Cinéastes en plein désarroi au FFM

Sans salle de conférence, sans attaché de presse, les cinéastes dont les films survivent à l’émondage ne pourront pas plus commenter leurs créations, si ce n’est à l’Impérial, où les projections s’enchaînent à la queue leu leu.
Photo: Pedro Ruiz Le Devoir Sans salle de conférence, sans attaché de presse, les cinéastes dont les films survivent à l’émondage ne pourront pas plus commenter leurs créations, si ce n’est à l’Impérial, où les projections s’enchaînent à la queue leu leu.

Il n’y avait pas beaucoup de monde à l’Impérial, en ce premier matin d’un Festival des films du monde (FFM) dont la nouvelle grille horaire avait été finalisée la veille. Davantage l’après-midi, alors que le fidèle public s’était déplacé malgré la houle, plus dispersé, mais au poste, appréciant les films ou pas, mais se promettant de revenir. Ça ne règle pas le problème de fond.

Deux jeunes cinéastes européennes se sont confiées au Devoir, en refusant de divulguer publiquement leur nationalité. Elles ne savaient trop quoi faire. Venues présenter leurs oeuvres dans la section du cinéma étudiant au Festival des films du monde, elles se sont fait répondre que ce volet était annulé : « Sans que personne nous ait averties auparavant de ne pas nous déplacer à Montréal », se révoltent-elles. On leur a assuré sur place que le jury verrait leurs films quand même, mais sans projections publiques, mais comment en être certaines ?

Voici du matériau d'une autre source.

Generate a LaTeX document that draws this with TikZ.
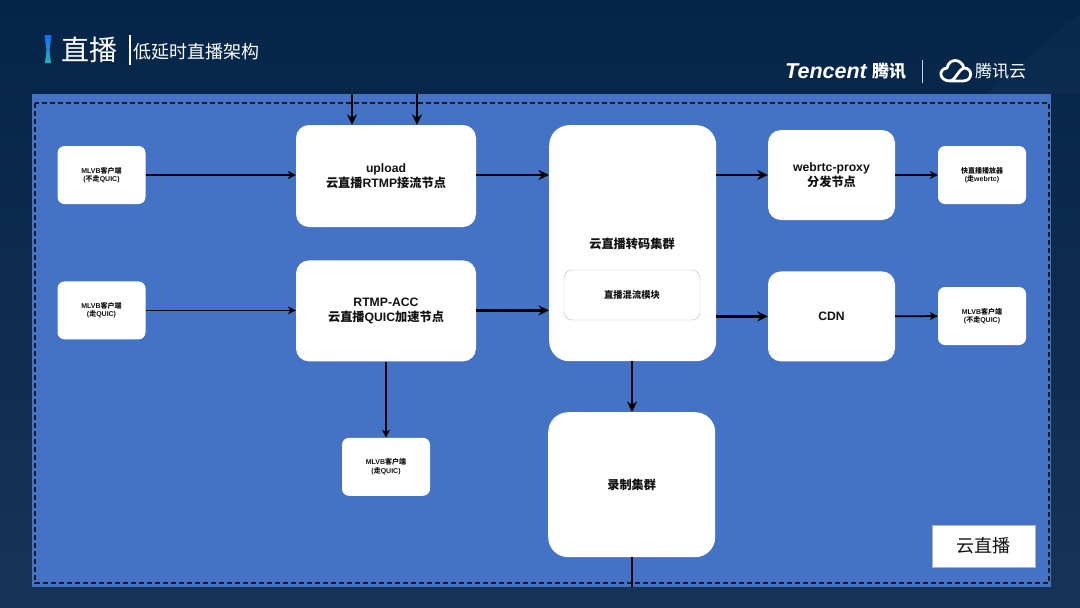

« Nous avons rencontré des cinéastes d’Israël, de Los Angeles, qui vivent la même situation que nous », assurent-elles. Ces jeunes réalisatrices, dont les billets d’avion et les chambres d’hôtel étaient défrayés avec un coup de pouce d’associations, dénoncent un manque de respect à l’endroit des cinéastes, laissés à ce point dans le noir par le festival qui avait sélectionné leurs films.

Elles auraient aimé se regrouper pour organiser une marche de protestation devant le cinéma Impérial, mais comment joindre leurs semblables ? Au cours des années précédentes, l’hôtel Hyatt servait de quartier général. Cette année, les créateurs n’ont guère d’endroit où se réunir.

Serena Dykman devait accompagner en première mondiale, dans la compétition documentaire, son film Nana, à la mémoire de sa grand-mère, une rescapée d’Auschwitz. Domiciliée à New York, elle l’a réalisé en français, ravie de le lancer au Québec. « J’avais lu dans les médias et appris de ma relationniste que le festival avait perdu ses salles au Forum, sans recevoir un seul courriel de leur part. »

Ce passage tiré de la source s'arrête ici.